Provided material
·····

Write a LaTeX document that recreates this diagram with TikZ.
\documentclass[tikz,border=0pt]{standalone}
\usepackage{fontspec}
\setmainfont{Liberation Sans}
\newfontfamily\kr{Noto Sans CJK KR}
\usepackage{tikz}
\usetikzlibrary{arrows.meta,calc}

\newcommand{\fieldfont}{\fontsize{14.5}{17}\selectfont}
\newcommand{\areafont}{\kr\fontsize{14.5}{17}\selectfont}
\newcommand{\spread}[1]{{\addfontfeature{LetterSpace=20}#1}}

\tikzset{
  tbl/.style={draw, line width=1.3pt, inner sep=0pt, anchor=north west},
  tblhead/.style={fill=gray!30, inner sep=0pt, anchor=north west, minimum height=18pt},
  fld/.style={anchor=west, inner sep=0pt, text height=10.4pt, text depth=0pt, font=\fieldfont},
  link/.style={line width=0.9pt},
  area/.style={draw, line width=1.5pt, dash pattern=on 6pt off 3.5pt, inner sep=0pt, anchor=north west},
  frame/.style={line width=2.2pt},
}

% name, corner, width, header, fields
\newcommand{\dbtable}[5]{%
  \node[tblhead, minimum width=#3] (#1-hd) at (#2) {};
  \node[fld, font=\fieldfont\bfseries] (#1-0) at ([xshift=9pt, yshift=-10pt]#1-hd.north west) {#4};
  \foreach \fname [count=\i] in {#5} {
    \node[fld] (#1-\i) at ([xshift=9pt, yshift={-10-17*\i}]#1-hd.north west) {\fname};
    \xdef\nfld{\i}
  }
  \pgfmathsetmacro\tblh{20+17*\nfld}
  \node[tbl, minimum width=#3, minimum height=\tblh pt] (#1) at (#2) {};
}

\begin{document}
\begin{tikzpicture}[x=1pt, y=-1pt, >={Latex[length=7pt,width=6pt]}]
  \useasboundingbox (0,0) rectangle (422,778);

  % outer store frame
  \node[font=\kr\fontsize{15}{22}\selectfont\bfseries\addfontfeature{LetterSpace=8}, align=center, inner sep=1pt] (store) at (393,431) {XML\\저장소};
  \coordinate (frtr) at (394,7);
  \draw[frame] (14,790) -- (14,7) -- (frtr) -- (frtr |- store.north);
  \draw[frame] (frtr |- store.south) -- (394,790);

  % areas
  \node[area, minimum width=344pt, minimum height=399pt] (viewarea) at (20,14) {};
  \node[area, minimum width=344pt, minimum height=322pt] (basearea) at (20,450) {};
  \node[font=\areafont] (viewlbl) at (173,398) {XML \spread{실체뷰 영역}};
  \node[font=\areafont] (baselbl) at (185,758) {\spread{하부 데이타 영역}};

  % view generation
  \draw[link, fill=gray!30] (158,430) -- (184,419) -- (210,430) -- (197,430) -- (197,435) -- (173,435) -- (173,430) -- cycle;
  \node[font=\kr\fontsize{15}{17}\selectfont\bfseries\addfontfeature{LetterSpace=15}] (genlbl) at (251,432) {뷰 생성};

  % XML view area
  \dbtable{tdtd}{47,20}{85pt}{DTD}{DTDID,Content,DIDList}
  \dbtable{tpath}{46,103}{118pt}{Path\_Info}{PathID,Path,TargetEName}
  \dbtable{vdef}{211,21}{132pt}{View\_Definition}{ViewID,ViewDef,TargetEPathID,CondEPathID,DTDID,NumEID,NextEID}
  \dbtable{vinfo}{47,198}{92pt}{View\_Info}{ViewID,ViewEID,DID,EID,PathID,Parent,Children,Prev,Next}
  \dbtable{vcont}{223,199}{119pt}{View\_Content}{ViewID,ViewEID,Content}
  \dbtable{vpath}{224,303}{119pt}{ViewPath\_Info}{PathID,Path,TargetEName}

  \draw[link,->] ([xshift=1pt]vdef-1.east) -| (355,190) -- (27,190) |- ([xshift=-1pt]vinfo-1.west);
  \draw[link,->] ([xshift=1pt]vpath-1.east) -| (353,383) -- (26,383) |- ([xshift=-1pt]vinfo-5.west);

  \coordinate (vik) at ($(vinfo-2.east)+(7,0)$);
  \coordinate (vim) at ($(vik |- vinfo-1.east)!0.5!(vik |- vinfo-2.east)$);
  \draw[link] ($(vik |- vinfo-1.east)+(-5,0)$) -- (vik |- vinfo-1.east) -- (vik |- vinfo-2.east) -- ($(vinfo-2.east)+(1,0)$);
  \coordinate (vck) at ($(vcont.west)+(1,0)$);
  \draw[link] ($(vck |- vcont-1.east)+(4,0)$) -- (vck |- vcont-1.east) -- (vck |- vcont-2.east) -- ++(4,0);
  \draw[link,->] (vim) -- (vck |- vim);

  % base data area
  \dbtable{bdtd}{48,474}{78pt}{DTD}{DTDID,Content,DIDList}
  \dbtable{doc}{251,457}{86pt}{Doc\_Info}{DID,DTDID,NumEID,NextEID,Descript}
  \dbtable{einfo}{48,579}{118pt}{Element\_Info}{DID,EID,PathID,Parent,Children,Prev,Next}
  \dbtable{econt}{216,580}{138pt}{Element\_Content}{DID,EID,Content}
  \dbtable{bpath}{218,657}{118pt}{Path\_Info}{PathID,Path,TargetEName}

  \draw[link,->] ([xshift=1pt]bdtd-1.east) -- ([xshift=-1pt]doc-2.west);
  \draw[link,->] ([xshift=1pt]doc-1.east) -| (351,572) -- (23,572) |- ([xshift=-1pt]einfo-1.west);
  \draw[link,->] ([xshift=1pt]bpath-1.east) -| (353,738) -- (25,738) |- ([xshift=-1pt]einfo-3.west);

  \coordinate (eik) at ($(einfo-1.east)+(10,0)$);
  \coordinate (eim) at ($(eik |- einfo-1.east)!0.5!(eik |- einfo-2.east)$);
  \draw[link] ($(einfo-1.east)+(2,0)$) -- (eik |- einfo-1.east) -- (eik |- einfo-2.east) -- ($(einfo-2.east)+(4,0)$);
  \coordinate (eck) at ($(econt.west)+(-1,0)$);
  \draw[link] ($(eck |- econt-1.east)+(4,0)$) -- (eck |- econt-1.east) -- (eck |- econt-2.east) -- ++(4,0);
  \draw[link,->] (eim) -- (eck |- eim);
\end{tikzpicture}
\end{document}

·····

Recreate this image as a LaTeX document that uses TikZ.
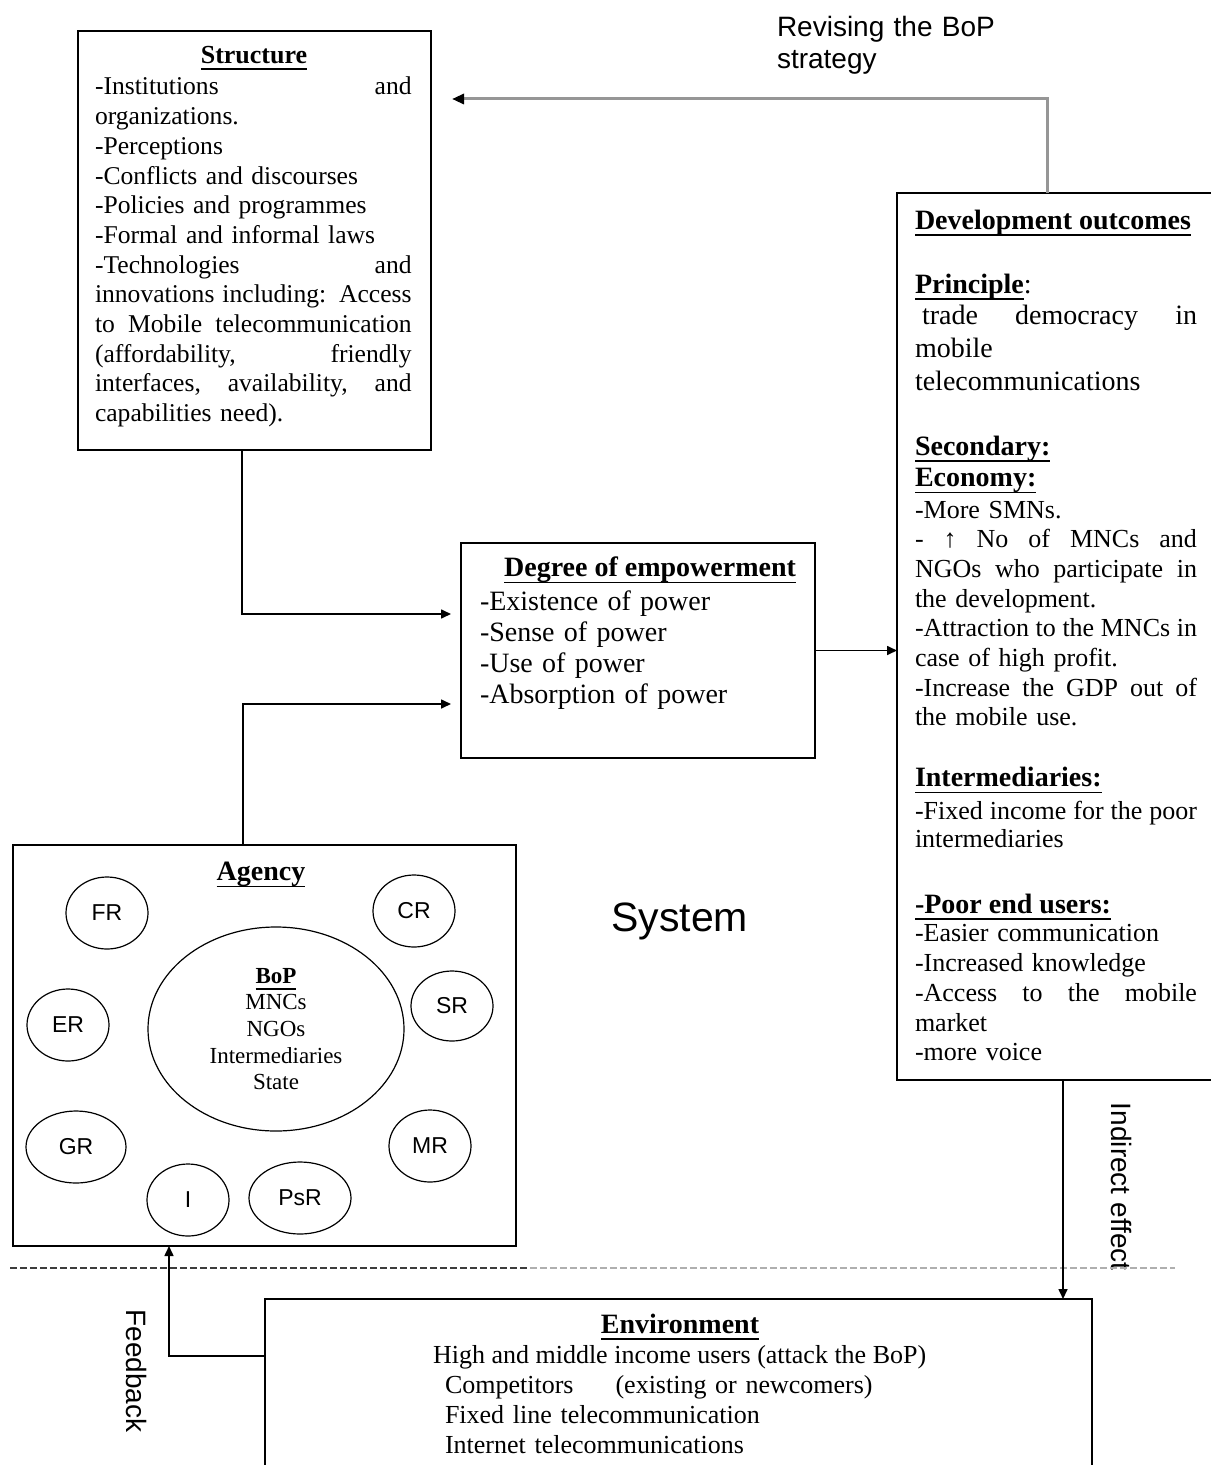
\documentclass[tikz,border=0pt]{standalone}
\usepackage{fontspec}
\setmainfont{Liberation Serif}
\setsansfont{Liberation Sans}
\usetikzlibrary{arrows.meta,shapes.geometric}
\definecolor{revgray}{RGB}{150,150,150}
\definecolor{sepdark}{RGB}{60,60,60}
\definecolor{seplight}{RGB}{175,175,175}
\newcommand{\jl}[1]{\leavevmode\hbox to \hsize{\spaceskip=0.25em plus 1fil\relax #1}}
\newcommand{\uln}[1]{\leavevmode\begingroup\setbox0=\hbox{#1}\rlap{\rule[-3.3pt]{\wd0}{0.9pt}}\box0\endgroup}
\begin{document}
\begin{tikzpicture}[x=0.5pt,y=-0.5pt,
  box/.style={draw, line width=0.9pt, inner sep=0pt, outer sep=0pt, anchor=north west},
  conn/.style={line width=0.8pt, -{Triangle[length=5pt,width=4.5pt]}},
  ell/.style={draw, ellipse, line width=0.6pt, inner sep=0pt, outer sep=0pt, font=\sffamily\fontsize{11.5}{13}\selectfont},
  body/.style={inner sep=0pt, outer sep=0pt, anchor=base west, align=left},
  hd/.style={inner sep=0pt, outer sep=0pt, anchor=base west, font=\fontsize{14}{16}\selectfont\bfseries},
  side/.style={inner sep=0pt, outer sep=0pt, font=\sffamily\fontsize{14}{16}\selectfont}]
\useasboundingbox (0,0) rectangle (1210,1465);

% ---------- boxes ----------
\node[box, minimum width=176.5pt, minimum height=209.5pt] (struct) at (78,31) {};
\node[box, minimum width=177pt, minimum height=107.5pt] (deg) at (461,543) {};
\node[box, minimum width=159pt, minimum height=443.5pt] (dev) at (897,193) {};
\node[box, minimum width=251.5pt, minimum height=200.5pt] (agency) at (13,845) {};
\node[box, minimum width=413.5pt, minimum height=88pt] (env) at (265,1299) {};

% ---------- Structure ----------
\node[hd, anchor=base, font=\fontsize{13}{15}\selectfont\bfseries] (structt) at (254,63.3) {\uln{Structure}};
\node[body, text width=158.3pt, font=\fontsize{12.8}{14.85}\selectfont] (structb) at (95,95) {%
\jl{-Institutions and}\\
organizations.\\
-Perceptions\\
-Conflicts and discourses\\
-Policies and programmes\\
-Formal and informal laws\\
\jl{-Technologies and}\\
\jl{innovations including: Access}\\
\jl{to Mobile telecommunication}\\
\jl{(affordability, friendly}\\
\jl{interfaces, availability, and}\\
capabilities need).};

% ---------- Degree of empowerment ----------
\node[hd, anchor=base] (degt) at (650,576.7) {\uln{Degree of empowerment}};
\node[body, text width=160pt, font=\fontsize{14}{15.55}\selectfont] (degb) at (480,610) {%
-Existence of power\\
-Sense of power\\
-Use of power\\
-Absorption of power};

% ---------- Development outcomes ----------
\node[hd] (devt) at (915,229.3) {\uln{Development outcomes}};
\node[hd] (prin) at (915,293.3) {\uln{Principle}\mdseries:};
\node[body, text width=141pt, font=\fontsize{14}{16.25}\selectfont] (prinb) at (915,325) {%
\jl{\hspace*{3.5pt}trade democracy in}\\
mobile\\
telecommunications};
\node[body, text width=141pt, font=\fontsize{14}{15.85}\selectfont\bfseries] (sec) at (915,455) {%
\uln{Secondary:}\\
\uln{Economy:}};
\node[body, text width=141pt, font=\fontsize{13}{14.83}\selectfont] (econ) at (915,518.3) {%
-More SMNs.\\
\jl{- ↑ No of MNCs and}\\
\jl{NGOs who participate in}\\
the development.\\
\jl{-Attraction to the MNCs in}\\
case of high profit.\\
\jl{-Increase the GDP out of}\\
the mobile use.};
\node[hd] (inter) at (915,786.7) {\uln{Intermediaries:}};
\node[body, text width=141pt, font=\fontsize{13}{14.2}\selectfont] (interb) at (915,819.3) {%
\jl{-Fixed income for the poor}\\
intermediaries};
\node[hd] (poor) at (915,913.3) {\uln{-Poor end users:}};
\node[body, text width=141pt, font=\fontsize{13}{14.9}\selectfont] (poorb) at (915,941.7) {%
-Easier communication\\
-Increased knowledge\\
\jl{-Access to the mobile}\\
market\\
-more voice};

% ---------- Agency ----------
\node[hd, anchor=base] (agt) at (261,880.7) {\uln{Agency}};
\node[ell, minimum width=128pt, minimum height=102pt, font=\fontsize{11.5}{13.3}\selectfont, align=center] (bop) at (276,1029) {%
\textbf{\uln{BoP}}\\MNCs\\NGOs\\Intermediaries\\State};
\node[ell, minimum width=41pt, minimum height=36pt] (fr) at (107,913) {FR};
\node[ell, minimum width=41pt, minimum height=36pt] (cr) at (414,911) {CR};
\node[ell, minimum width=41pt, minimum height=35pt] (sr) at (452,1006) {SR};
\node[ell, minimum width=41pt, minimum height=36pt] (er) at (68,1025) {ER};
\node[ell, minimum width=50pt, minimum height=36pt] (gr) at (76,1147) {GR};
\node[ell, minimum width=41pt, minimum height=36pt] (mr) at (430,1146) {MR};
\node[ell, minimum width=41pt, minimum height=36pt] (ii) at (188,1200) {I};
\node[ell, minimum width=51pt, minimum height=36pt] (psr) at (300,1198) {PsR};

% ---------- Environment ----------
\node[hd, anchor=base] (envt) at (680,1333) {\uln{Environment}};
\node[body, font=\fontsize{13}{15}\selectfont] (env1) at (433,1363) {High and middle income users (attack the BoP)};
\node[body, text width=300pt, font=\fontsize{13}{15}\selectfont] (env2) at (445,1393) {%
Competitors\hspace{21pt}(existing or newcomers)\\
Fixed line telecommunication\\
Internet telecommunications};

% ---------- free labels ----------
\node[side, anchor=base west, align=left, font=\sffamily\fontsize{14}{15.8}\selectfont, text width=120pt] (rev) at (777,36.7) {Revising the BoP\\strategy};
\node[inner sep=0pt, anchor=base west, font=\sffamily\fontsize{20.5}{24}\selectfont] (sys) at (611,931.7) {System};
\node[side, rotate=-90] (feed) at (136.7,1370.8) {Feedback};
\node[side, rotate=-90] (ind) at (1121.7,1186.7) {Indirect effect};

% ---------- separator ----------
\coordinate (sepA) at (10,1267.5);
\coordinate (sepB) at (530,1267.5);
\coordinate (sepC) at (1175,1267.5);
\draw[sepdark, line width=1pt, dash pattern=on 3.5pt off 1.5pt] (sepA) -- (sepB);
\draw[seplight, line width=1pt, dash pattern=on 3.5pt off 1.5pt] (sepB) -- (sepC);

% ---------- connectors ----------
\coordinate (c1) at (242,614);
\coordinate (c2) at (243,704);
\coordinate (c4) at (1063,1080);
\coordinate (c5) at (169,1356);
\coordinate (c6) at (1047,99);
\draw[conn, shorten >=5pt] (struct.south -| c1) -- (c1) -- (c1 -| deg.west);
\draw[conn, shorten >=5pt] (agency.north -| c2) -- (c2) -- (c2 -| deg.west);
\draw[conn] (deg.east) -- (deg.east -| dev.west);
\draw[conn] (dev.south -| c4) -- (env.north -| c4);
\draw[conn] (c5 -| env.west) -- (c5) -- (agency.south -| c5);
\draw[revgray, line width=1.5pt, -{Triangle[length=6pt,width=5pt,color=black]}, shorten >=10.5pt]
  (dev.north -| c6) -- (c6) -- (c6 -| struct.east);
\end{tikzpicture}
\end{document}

·····

Task
Extract from the material all lines containing the string "that".

Written reply
Write a LaTeX document that recreates this diagram with TikZ.
Recreate this image as a LaTeX document that uses TikZ.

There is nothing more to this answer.